____ Information shown

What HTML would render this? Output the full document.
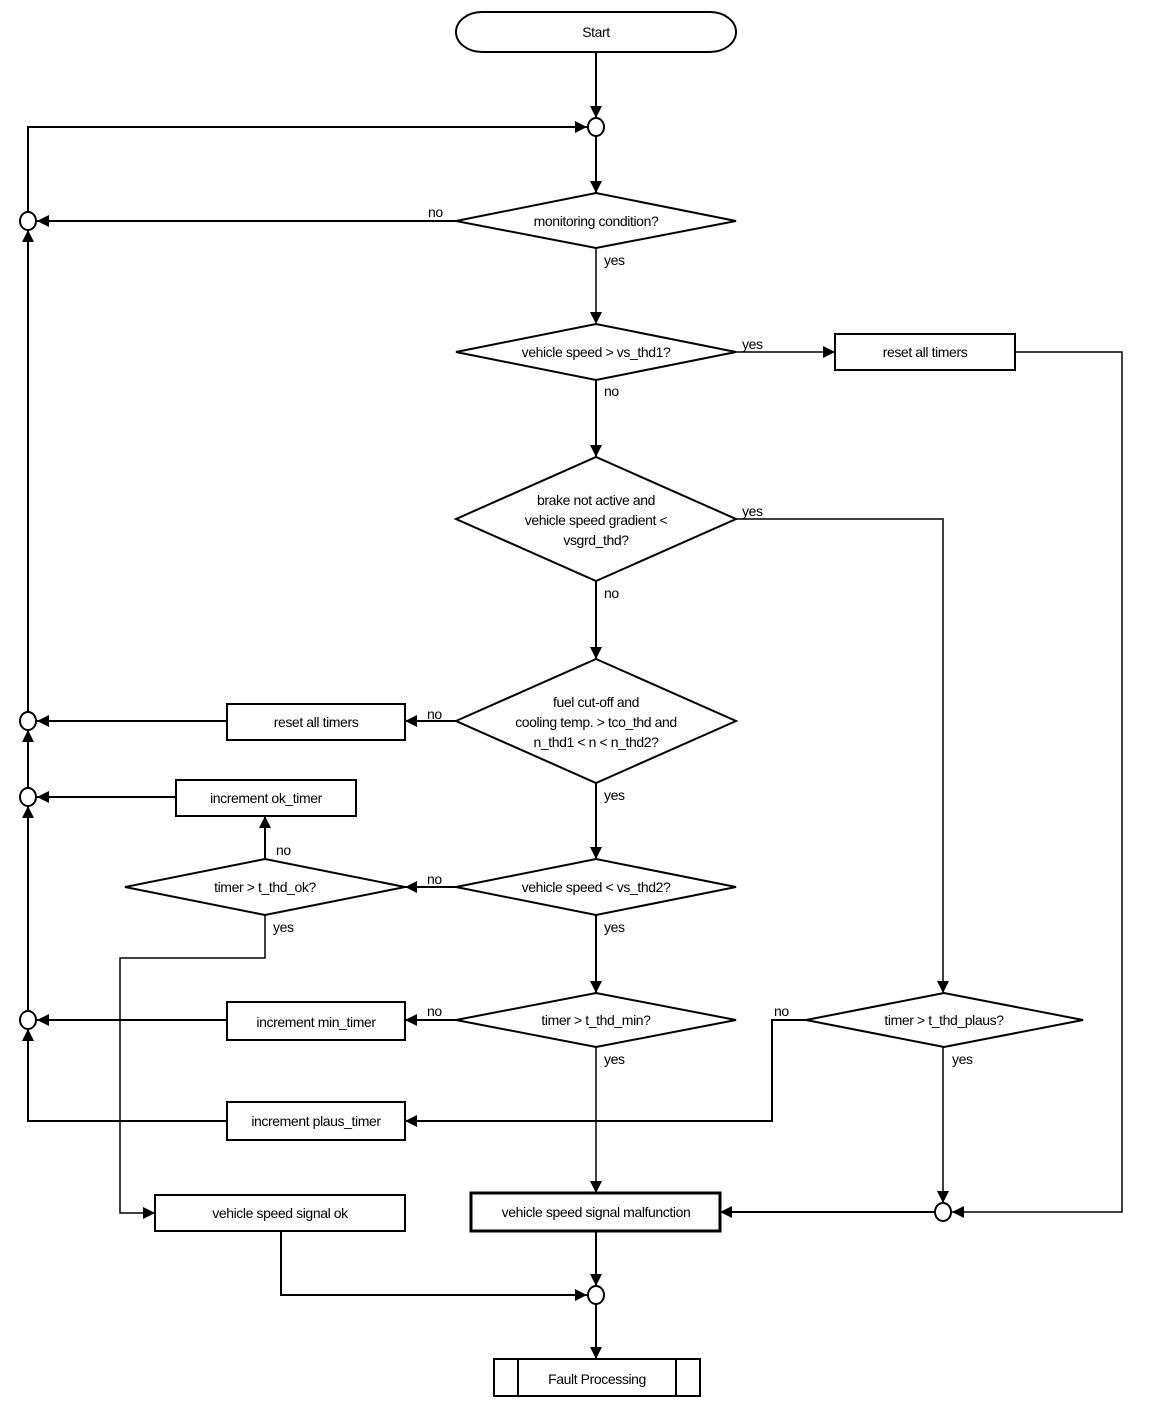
<!DOCTYPE html>
<html><head><style>
html,body{margin:0;padding:0;background:#fff;}
svg text{font-family:"Liberation Sans",Arial,sans-serif;font-size:14px;fill:#000;letter-spacing:-0.4px;}
</style></head><body>
<svg width="1152" height="1410" viewBox="0 0 1152 1410" xmlns="http://www.w3.org/2000/svg">
<defs>
<marker id="a" viewBox="0 0 10 10" refX="10" refY="5" markerWidth="13" markerHeight="12" markerUnits="userSpaceOnUse" orient="auto">
<path d="M0,0 L10,5 L0,10 z" fill="#000"/></marker>
</defs>
<g fill="none" stroke="#000" stroke-width="2">
<rect x="456" y="12" width="280" height="40" rx="26" ry="20" fill="#fff"/>
<polygon points="456,221 596,193 736,221 596,248" fill="#fff"/>
<polygon points="456,352 596,324 736,352 596,380" fill="#fff"/>
<polygon points="456,519 596,457 736,519 596,581" fill="#fff"/>
<polygon points="456,721 596,659 736,721 596,783" fill="#fff"/>
<polygon points="456,887 596,859 736,887 596,915" fill="#fff"/>
<polygon points="125,887 265,859 405,887 265,915" fill="#fff"/>
<polygon points="456,1020 596,993 736,1020 596,1047" fill="#fff"/>
<polygon points="806,1020 944,993 1083,1020 944,1047" fill="#fff"/>
<rect x="835" y="334" width="180" height="36"/>
<rect x="227" y="704" width="178" height="36"/>
<rect x="176" y="780" width="180" height="36"/>
<rect x="227" y="1002" width="178" height="38"/>
<rect x="227" y="1102" width="178" height="38"/>
<rect x="155" y="1195" width="250" height="36"/>
<rect x="471" y="1193" width="249" height="38" stroke-width="3"/>
<rect x="494" y="1359" width="206" height="37"/>
<line x1="518" y1="1359" x2="518" y2="1396"/>
<line x1="676" y1="1359" x2="676" y2="1396"/>
<ellipse cx="596" cy="127" rx="8" ry="9"/>
<ellipse cx="28" cy="221" rx="8" ry="9"/>
<ellipse cx="28" cy="721" rx="8" ry="9"/>
<ellipse cx="28" cy="797" rx="8" ry="9"/>
<ellipse cx="28" cy="1020" rx="8" ry="9"/>
<ellipse cx="943" cy="1212" rx="8" ry="9"/>
<ellipse cx="596" cy="1295" rx="8" ry="9"/>
<line x1="596" y1="52" x2="596" y2="118" marker-end="url(#a)"/>
<line x1="596" y1="136" x2="596" y2="193" marker-end="url(#a)"/>
<polyline points="28,212 28,127 587,127" marker-end="url(#a)"/>
<line x1="456" y1="221" x2="37" y2="221" marker-end="url(#a)"/>
<line x1="28" y1="712" x2="28" y2="230" marker-end="url(#a)"/>
<line x1="596" y1="248" x2="596" y2="324" stroke-width="1.5" marker-end="url(#a)"/>
<line x1="736" y1="352" x2="835" y2="352" stroke-width="1.5" marker-end="url(#a)"/>
<polyline points="1015,352 1122,352 1122,1212 952,1212" stroke-width="1.5" marker-end="url(#a)"/>
<line x1="596" y1="380" x2="596" y2="457" marker-end="url(#a)"/>
<polyline points="736,519 943,519 943,993" stroke-width="1.5" marker-end="url(#a)"/>
<line x1="596" y1="581" x2="596" y2="659" marker-end="url(#a)"/>
<line x1="456" y1="721" x2="405" y2="721" marker-end="url(#a)"/>
<line x1="227" y1="721" x2="37" y2="721" marker-end="url(#a)"/>
<line x1="28" y1="788" x2="28" y2="730" marker-end="url(#a)"/>
<line x1="176" y1="797" x2="37" y2="797" marker-end="url(#a)"/>
<line x1="28" y1="1011" x2="28" y2="806" marker-end="url(#a)"/>
<line x1="596" y1="783" x2="596" y2="859" marker-end="url(#a)"/>
<line x1="456" y1="887" x2="405" y2="887" marker-end="url(#a)"/>
<line x1="265" y1="859" x2="265" y2="816" marker-end="url(#a)"/>
<polyline points="265,915 265,958 120,958 120,1213 155,1213" stroke-width="1.5" marker-end="url(#a)"/>
<line x1="596" y1="915" x2="596" y2="993" marker-end="url(#a)"/>
<line x1="456" y1="1020" x2="405" y2="1020" marker-end="url(#a)"/>
<line x1="227" y1="1020" x2="37" y2="1020" marker-end="url(#a)"/>
<polyline points="227,1121 28,1121 28,1029" marker-end="url(#a)"/>
<polyline points="806,1020 772,1020 772,1121 405,1121" marker-end="url(#a)"/>
<line x1="596" y1="1047" x2="596" y2="1193" stroke-width="1.5" marker-end="url(#a)"/>
<line x1="943" y1="1047" x2="943" y2="1203" stroke-width="1.5" marker-end="url(#a)"/>
<line x1="934" y1="1212" x2="720" y2="1212" marker-end="url(#a)"/>
<line x1="596" y1="1231" x2="596" y2="1286" marker-end="url(#a)"/>
<polyline points="281,1231 281,1295 587,1295" marker-end="url(#a)"/>
<line x1="596" y1="1304" x2="596" y2="1359" marker-end="url(#a)"/>
</g>
<g text-anchor="middle">
<text x="596" y="37">Start</text>
<text x="596" y="226">monitoring condition?</text>
<text x="596" y="357">vehicle speed &gt; vs_thd1?</text>
<text x="925" y="357">reset all timers</text>
<text x="596" y="505">brake not active and</text>
<text x="596" y="525">vehicle speed gradient &lt;</text>
<text x="596" y="545">vsgrd_thd?</text>
<text x="596" y="707">fuel cut-off and</text>
<text x="596" y="727">cooling temp. &gt; tco_thd and</text>
<text x="596" y="747">n_thd1 &lt; n &lt; n_thd2?</text>
<text x="316" y="727">reset all timers</text>
<text x="266" y="803">increment ok_timer</text>
<text x="265" y="892">timer &gt; t_thd_ok?</text>
<text x="596" y="892">vehicle speed &lt; vs_thd2?</text>
<text x="596" y="1025">timer &gt; t_thd_min?</text>
<text x="944" y="1025">timer &gt; t_thd_plaus?</text>
<text x="316" y="1027">increment min_timer</text>
<text x="316" y="1126">increment plaus_timer</text>
<text x="280" y="1218">vehicle speed signal ok</text>
<text x="596" y="1217">vehicle speed signal malfunction</text>
<text x="597" y="1384">Fault Processing</text>
</g>
<g>
<text x="428" y="217">no</text>
<text x="604" y="265">yes</text>
<text x="742" y="349">yes</text>
<text x="604" y="396">no</text>
<text x="742" y="516">yes</text>
<text x="604" y="598">no</text>
<text x="427" y="719">no</text>
<text x="604" y="800">yes</text>
<text x="276" y="855">no</text>
<text x="427" y="884">no</text>
<text x="273" y="932">yes</text>
<text x="604" y="932">yes</text>
<text x="427" y="1016">no</text>
<text x="774" y="1016">no</text>
<text x="604" y="1064">yes</text>
<text x="952" y="1064">yes</text>
</g>
</svg>
</body></html>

________

__What you will do__: Output each line exactly; omit every picture.

__Task output__:
What HTML would render this? Output the full document.
<!DOCTYPE html>
<html><head><style>
html,body{margin:0;padding:0;background:#fff;}
svg text{font-family:"Liberation Sans",Arial,sans-serif;font-size:14px;fill:#000;letter-spacing:-0.4px;}
</style></head><body>
<svg width="1152" height="1410" viewBox="0 0 1152 1410" xmlns="http://www.w3.org/2000/svg">
<defs>
<marker id="a" viewBox="0 0 10 10" refX="10" refY="5" markerWidth="13" markerHeight="12" markerUnits="userSpaceOnUse" orient="auto">
<path d="M0,0 L10,5 L0,10 z" fill="#000"/></marker>
</defs>
<g fill="none" stroke="#000" stroke-width="2">
<rect x="456" y="12" width="280" height="40" rx="26" ry="20" fill="#fff"/>
<polygon points="456,221 596,193 736,221 596,248" fill="#fff"/>
<polygon points="456,352 596,324 736,352 596,380" fill="#fff"/>
<polygon points="456,519 596,457 736,519 596,581" fill="#fff"/>
<polygon points="456,721 596,659 736,721 596,783" fill="#fff"/>
<polygon points="456,887 596,859 736,887 596,915" fill="#fff"/>
<polygon points="125,887 265,859 405,887 265,915" fill="#fff"/>
<polygon points="456,1020 596,993 736,1020 596,1047" fill="#fff"/>
<polygon points="806,1020 944,993 1083,1020 944,1047" fill="#fff"/>
<rect x="835" y="334" width="180" height="36"/>
<rect x="227" y="704" width="178" height="36"/>
<rect x="176" y="780" width="180" height="36"/>
<rect x="227" y="1002" width="178" height="38"/>
<rect x="227" y="1102" width="178" height="38"/>
<rect x="155" y="1195" width="250" height="36"/>
<rect x="471" y="1193" width="249" height="38" stroke-width="3"/>
<rect x="494" y="1359" width="206" height="37"/>
<line x1="518" y1="1359" x2="518" y2="1396"/>
<line x1="676" y1="1359" x2="676" y2="1396"/>
<ellipse cx="596" cy="127" rx="8" ry="9"/>
<ellipse cx="28" cy="221" rx="8" ry="9"/>
<ellipse cx="28" cy="721" rx="8" ry="9"/>
<ellipse cx="28" cy="797" rx="8" ry="9"/>
<ellipse cx="28" cy="1020" rx="8" ry="9"/>
<ellipse cx="943" cy="1212" rx="8" ry="9"/>
<ellipse cx="596" cy="1295" rx="8" ry="9"/>
<line x1="596" y1="52" x2="596" y2="118" marker-end="url(#a)"/>
<line x1="596" y1="136" x2="596" y2="193" marker-end="url(#a)"/>
<polyline points="28,212 28,127 587,127" marker-end="url(#a)"/>
<line x1="456" y1="221" x2="37" y2="221" marker-end="url(#a)"/>
<line x1="28" y1="712" x2="28" y2="230" marker-end="url(#a)"/>
<line x1="596" y1="248" x2="596" y2="324" stroke-width="1.5" marker-end="url(#a)"/>
<line x1="736" y1="352" x2="835" y2="352" stroke-width="1.5" marker-end="url(#a)"/>
<polyline points="1015,352 1122,352 1122,1212 952,1212" stroke-width="1.5" marker-end="url(#a)"/>
<line x1="596" y1="380" x2="596" y2="457" marker-end="url(#a)"/>
<polyline points="736,519 943,519 943,993" stroke-width="1.5" marker-end="url(#a)"/>
<line x1="596" y1="581" x2="596" y2="659" marker-end="url(#a)"/>
<line x1="456" y1="721" x2="405" y2="721" marker-end="url(#a)"/>
<line x1="227" y1="721" x2="37" y2="721" marker-end="url(#a)"/>
<line x1="28" y1="788" x2="28" y2="730" marker-end="url(#a)"/>
<line x1="176" y1="797" x2="37" y2="797" marker-end="url(#a)"/>
<line x1="28" y1="1011" x2="28" y2="806" marker-end="url(#a)"/>
<line x1="596" y1="783" x2="596" y2="859" marker-end="url(#a)"/>
<line x1="456" y1="887" x2="405" y2="887" marker-end="url(#a)"/>
<line x1="265" y1="859" x2="265" y2="816" marker-end="url(#a)"/>
<polyline points="265,915 265,958 120,958 120,1213 155,1213" stroke-width="1.5" marker-end="url(#a)"/>
<line x1="596" y1="915" x2="596" y2="993" marker-end="url(#a)"/>
<line x1="456" y1="1020" x2="405" y2="1020" marker-end="url(#a)"/>
<line x1="227" y1="1020" x2="37" y2="1020" marker-end="url(#a)"/>
<polyline points="227,1121 28,1121 28,1029" marker-end="url(#a)"/>
<polyline points="806,1020 772,1020 772,1121 405,1121" marker-end="url(#a)"/>
<line x1="596" y1="1047" x2="596" y2="1193" stroke-width="1.5" marker-end="url(#a)"/>
<line x1="943" y1="1047" x2="943" y2="1203" stroke-width="1.5" marker-end="url(#a)"/>
<line x1="934" y1="1212" x2="720" y2="1212" marker-end="url(#a)"/>
<line x1="596" y1="1231" x2="596" y2="1286" marker-end="url(#a)"/>
<polyline points="281,1231 281,1295 587,1295" marker-end="url(#a)"/>
<line x1="596" y1="1304" x2="596" y2="1359" marker-end="url(#a)"/>
</g>
<g text-anchor="middle">
<text x="596" y="37">Start</text>
<text x="596" y="226">monitoring condition?</text>
<text x="596" y="357">vehicle speed &gt; vs_thd1?</text>
<text x="925" y="357">reset all timers</text>
<text x="596" y="505">brake not active and</text>
<text x="596" y="525">vehicle speed gradient &lt;</text>
<text x="596" y="545">vsgrd_thd?</text>
<text x="596" y="707">fuel cut-off and</text>
<text x="596" y="727">cooling temp. &gt; tco_thd and</text>
<text x="596" y="747">n_thd1 &lt; n &lt; n_thd2?</text>
<text x="316" y="727">reset all timers</text>
<text x="266" y="803">increment ok_timer</text>
<text x="265" y="892">timer &gt; t_thd_ok?</text>
<text x="596" y="892">vehicle speed &lt; vs_thd2?</text>
<text x="596" y="1025">timer &gt; t_thd_min?</text>
<text x="944" y="1025">timer &gt; t_thd_plaus?</text>
<text x="316" y="1027">increment min_timer</text>
<text x="316" y="1126">increment plaus_timer</text>
<text x="280" y="1218">vehicle speed signal ok</text>
<text x="596" y="1217">vehicle speed signal malfunction</text>
<text x="597" y="1384">Fault Processing</text>
</g>
<g>
<text x="428" y="217">no</text>
<text x="604" y="265">yes</text>
<text x="742" y="349">yes</text>
<text x="604" y="396">no</text>
<text x="742" y="516">yes</text>
<text x="604" y="598">no</text>
<text x="427" y="719">no</text>
<text x="604" y="800">yes</text>
<text x="276" y="855">no</text>
<text x="427" y="884">no</text>
<text x="273" y="932">yes</text>
<text x="604" y="932">yes</text>
<text x="427" y="1016">no</text>
<text x="774" y="1016">no</text>
<text x="604" y="1064">yes</text>
<text x="952" y="1064">yes</text>
</g>
</svg>
</body></html>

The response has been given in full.